If you’re like most people, the idea of financially planning for a pandemic was not on your 2020 to-do list. Then COVID-19 hit — and brought with it a number of unexpected financial questions. Things like: what’s the best approach right now to handle financial stress? How can you manage the cost of unexpected expenses due to COVID-19?
In addition to these questions, you may also be dealing with things like job uncertainty, the threat of businesses closing, managing childcare and education while working and lack of financial wiggle room. It’s hardly surprising that financial stress has become an increasingly concerning issue. Fortunately, there are a number of strategies that can be used to manage your financial stress — particularly as we live through the COVID-19 pandemic.
Check Your Budget
If you’re anxious about your finances, it may be time to check your budget. Work through each line item in order to get a comprehensive view of your financial picture. It might make sense to consider how to lower your expenses, renegotiate what you’re paying or get rid of the second car that isn’t being driven.
Specifically, look at what has changed financially for you during COVID:
- Are you spending more on groceries even though you may be spending less on gas due to fewer excursions away from home?
- Does your budget now include new expenses related to working from home such as purchasing faster internet?
- Have you had to purchase electronics for your child to attend school?
- Are you saving on childcare but seem to be losing income due to having to care for your children during work hours?
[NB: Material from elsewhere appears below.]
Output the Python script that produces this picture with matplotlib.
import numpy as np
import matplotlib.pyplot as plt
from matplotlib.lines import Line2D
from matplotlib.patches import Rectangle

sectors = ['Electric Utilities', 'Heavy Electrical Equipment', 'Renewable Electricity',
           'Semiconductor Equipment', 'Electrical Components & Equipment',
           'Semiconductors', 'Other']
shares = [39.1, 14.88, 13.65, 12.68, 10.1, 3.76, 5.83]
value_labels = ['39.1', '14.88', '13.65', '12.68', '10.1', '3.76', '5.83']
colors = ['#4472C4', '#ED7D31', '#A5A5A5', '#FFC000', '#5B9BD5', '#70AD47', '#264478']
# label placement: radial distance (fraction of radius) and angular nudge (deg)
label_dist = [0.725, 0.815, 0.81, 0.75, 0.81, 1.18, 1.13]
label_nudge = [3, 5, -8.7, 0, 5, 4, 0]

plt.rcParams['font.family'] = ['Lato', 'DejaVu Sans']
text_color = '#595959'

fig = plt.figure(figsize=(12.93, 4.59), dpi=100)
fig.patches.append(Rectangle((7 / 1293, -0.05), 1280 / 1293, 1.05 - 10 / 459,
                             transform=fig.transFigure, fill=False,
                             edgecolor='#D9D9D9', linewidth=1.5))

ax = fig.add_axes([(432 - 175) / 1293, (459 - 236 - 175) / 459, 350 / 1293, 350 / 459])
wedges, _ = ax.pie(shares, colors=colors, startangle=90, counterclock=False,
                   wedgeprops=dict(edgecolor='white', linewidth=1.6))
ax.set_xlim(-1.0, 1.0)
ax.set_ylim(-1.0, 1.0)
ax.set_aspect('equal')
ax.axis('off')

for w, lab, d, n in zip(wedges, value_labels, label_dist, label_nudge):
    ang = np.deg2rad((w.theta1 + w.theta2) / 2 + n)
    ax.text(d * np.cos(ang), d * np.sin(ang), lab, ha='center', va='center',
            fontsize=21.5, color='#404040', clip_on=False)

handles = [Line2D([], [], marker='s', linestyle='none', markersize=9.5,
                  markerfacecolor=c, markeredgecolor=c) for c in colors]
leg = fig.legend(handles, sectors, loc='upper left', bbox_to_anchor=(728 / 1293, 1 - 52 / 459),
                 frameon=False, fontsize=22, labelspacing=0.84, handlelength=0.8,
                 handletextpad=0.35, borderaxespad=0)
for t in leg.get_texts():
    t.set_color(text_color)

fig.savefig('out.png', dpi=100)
Spend time examining your budget with a particular focus on identifying the new spending and saving trends that you may have experienced as a direct result of COVID. If you’re not already, make sure you’re signed up for online banking in order to better manage your budget.
A number of programs have been created recently to help you out during this time. Because the situation is constantly changing, it may be a good idea to set aside an hour a week to focus on researching and finding any new resources that can help.
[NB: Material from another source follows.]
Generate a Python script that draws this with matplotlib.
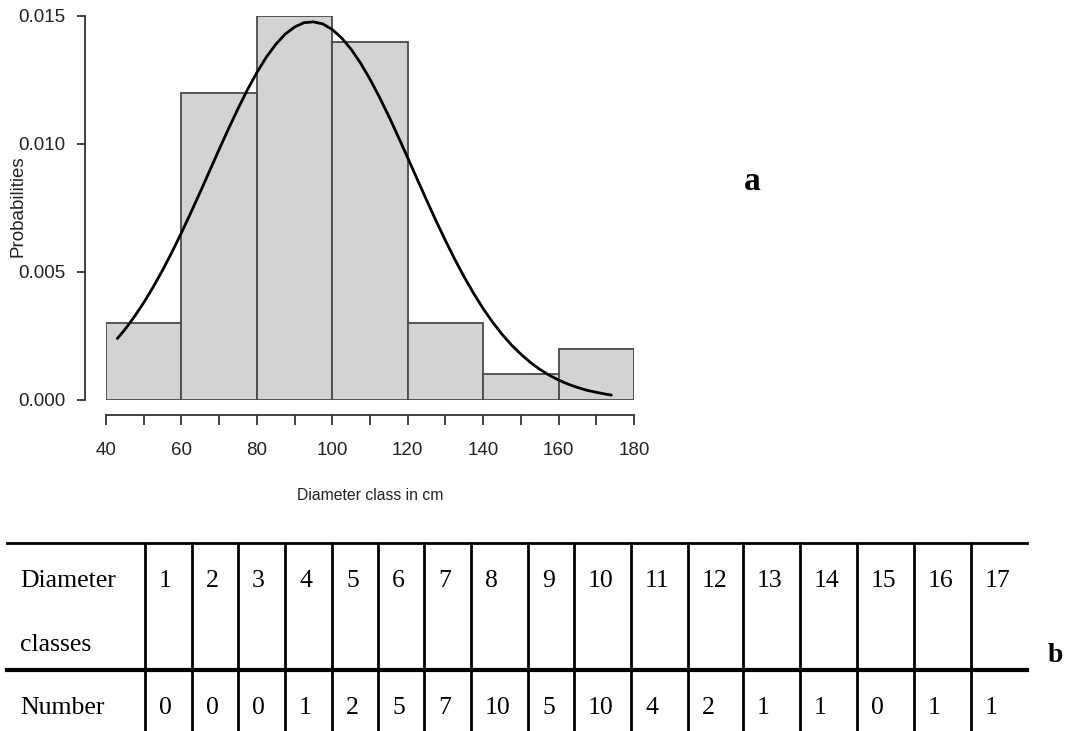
import matplotlib.pyplot as plt

# histogram (class edges in cm, probability density)
bin_left = [40, 60, 80, 100, 120, 140, 160]
bin_width = 20
density = [0.003, 0.012, 0.015, 0.014, 0.003, 0.001, 0.002]

# fitted curve
curve_x = [43, 45, 47.5, 50, 52.5, 55, 57.5, 60, 62.5, 65, 67.5, 70, 72.5,
           75, 77.5, 80, 82.5, 85, 87.5, 90, 92.5, 95, 97.5, 100, 102.5,
           105, 107.5, 110, 112.5, 115, 117.5, 120, 122.5, 125, 127.5, 130,
           132.5, 135, 137.5, 140, 142.5, 145, 147.5, 150, 152.5, 155, 157.5,
           160, 162.5, 165, 167.5, 170, 172.5, 174]
curve_y = [0.00240, 0.00275, 0.00325, 0.00380, 0.00441, 0.00507, 0.00578,
           0.00653, 0.00732, 0.00813, 0.00896, 0.00979, 0.01060, 0.01138,
           0.01212, 0.01279, 0.01339, 0.01389, 0.01429, 0.01457, 0.01474,
           0.01477, 0.01469, 0.01447, 0.01414, 0.01370, 0.01316, 0.01253,
           0.01183, 0.01108, 0.01028, 0.00946, 0.00863, 0.00781, 0.00700,
           0.00623, 0.00549, 0.00480, 0.00416, 0.00357, 0.00304, 0.00257,
           0.00215, 0.00179, 0.00147, 0.00120, 0.00097, 0.00078, 0.00062,
           0.00049, 0.00038, 0.00030, 0.00023, 0.00019]

# table b
classes = [str(i) for i in range(1, 18)]
numbers = [0, 0, 0, 1, 2, 5, 7, 10, 5, 10, 4, 2, 1, 1, 0, 1, 1]

W, H = 1071, 731
fig = plt.figure(figsize=(W / 100, H / 100), dpi=100)

sans = ['Liberation Sans', 'DejaVu Sans']
serif = ['Liberation Serif', 'DejaVu Serif']

# ---- panel a ----
ax = fig.add_axes([106 / W, (H - 400) / H, 528 / W, 384 / H])
ax.bar(bin_left, density, width=bin_width, align='edge',
       color='#d3d3d3', edgecolor='#4a4a4a', linewidth=1.3)
ax.plot(curve_x, curve_y, color='black', linewidth=2.0,
        solid_joinstyle='round', solid_capstyle='round')
ax.set_xlim(40, 180)
ax.set_ylim(0, 0.015)

for s in ['top', 'right']:
    ax.spines[s].set_visible(False)
ax.spines['left'].set_position(('outward', 15))
ax.spines['bottom'].set_position(('outward', 11))
ax.spines['left'].set_bounds(0, 0.015)
ax.spines['bottom'].set_bounds(40, 180)
for s in ['left', 'bottom']:
    ax.spines[s].set_color('#333333')
    ax.spines[s].set_linewidth(1.3)

ax.set_xticks(range(40, 181, 20))
ax.set_xticks(range(50, 180, 20), minor=True)
ax.set_yticks([0, 0.005, 0.010, 0.015])
ax.set_yticklabels(['0.000', '0.005', '0.010', '0.015'])
ax.tick_params(axis='x', which='both', length=7, width=1.3, color='#333333',
               pad=12)
ax.tick_params(axis='y', length=6, width=1.3, color='#333333', pad=8)
for lab in ax.get_xticklabels() + ax.get_yticklabels():
    lab.set_family(sans)
    lab.set_fontsize(13.5)
    lab.set_color('#222222')

fig.text(370 / W, 1 - 495 / H, 'Diameter class in cm', ha='center',
         va='center', fontsize=11.3, family=sans, color='#222222')
fig.text(18 / W, 1 - 206 / H, 'Probabilities', ha='center', va='center',
         rotation=90, fontsize=13.5, family=sans, color='#222222')
fig.text(752 / W, 1 - 182 / H, 'a', ha='center', va='center',
         fontsize=24, fontweight='bold', family=serif)

# ---- panel b (table) ----
tb = fig.add_axes([0, 0, 1, 1])
tb.set_xlim(0, W)
tb.set_ylim(H, 0)
tb.axis('off')

col_lines = [145, 192, 238, 285, 332, 378, 424, 471, 528, 574, 631, 688,
             743, 800, 857, 914, 971]
tb.plot([7, 1027], [543, 543], color='black', linewidth=2.0)
tb.plot([7, 1027], [670, 670], color='black', linewidth=3.0)
for xl in col_lines:
    tb.plot([xl, xl], [543, H], color='black', linewidth=2.0)

fs = 18.5
tb.text(20, 581, 'Diameter', fontsize=fs, family=serif, va='center')
tb.text(20, 645, 'classes', fontsize=fs, family=serif, va='center')
tb.text(20, 708, 'Number', fontsize=fs, family=serif, va='center')
for xl, c, n in zip(col_lines, classes, numbers):
    tb.text(xl + 14, 581, c, fontsize=fs, family=serif, va='center')
    tb.text(xl + 14, 708, str(n), fontsize=fs, family=serif, va='center')

fig.text(1055 / W, 1 - 655 / H, 'b', ha='center', va='center',
         fontsize=20, fontweight='bold', family=serif)

fig.savefig('out.png', dpi=100)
Those resources could include rental assistance, job assistance, the Small Business Administration, programs created by businesses serving industries ranging from technology to hospitality. These resources may help you stabilize your business or tap into training programs that can help you grow your skills and increase your salary.
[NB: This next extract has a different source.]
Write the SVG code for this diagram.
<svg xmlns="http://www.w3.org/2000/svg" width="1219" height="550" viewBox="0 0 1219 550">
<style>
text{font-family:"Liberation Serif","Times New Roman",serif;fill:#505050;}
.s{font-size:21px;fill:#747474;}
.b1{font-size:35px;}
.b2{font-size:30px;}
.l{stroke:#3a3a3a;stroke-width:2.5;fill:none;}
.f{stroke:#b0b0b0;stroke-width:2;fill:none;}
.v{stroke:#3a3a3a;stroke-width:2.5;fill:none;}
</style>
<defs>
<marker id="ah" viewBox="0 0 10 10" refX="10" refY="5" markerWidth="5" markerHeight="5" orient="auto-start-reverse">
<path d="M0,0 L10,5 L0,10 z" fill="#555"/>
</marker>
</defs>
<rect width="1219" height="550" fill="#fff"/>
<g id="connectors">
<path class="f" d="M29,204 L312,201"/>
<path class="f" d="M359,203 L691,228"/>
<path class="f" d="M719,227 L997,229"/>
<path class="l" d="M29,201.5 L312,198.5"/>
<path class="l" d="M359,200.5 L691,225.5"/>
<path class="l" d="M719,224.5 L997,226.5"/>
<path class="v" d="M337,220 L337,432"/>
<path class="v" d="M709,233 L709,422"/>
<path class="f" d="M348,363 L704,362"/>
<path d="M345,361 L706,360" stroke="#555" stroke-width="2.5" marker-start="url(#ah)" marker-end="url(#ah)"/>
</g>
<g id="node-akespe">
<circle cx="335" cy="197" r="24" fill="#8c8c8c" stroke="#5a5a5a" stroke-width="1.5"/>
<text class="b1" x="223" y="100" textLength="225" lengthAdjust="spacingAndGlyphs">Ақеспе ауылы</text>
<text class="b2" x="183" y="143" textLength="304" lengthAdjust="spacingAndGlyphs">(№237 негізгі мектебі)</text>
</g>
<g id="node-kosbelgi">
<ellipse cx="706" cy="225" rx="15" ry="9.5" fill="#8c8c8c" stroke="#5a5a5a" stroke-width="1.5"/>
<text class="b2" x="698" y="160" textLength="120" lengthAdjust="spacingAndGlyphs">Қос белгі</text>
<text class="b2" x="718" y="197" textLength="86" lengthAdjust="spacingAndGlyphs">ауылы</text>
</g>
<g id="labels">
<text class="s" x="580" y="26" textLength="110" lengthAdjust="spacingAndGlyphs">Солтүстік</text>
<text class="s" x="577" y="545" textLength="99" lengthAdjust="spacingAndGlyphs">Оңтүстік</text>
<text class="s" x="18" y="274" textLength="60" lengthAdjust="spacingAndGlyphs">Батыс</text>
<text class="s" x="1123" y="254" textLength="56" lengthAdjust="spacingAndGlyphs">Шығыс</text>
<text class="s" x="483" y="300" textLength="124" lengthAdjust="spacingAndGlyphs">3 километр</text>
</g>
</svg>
Many consumers are considering personal loans as a way to connect with financing to simplify their financial situation. In fact, a personal loan through a trusted lender could be an effective way to pay off debt, free up cash or lower monthly payments for ongoing expenses.
Speak With Your Lenders
You can also get ahead of any financial situation you’re in by calling your creditors and communicating with them. Negotiate with the goal of being transparent about your current financial situation. If you’re still in a position to do so, the priority should be paying your bills in a timely fashion. However, if you know this won’t be possible, calling is a good place to start. You’ll want to be prepared before speaking with any of your creditors. Take some time to do your research and don’t make any promises you’ll be unable to keep. One conversation could go a long way in helping alleviate some of the stress you’re feeling.
You’re Not Alone
It can often seem like you’re the only person in the world who struggles with financial stress. You’re not. Fortunately, it’s easy to find supportive communities both online and in-person to lean on. Share stories, resources and community as you work through your financial stress. Focus on taking one small action a day to manage your stress. Learn how to continue to take consistent action in your daily life in order to yield healthier finances over time.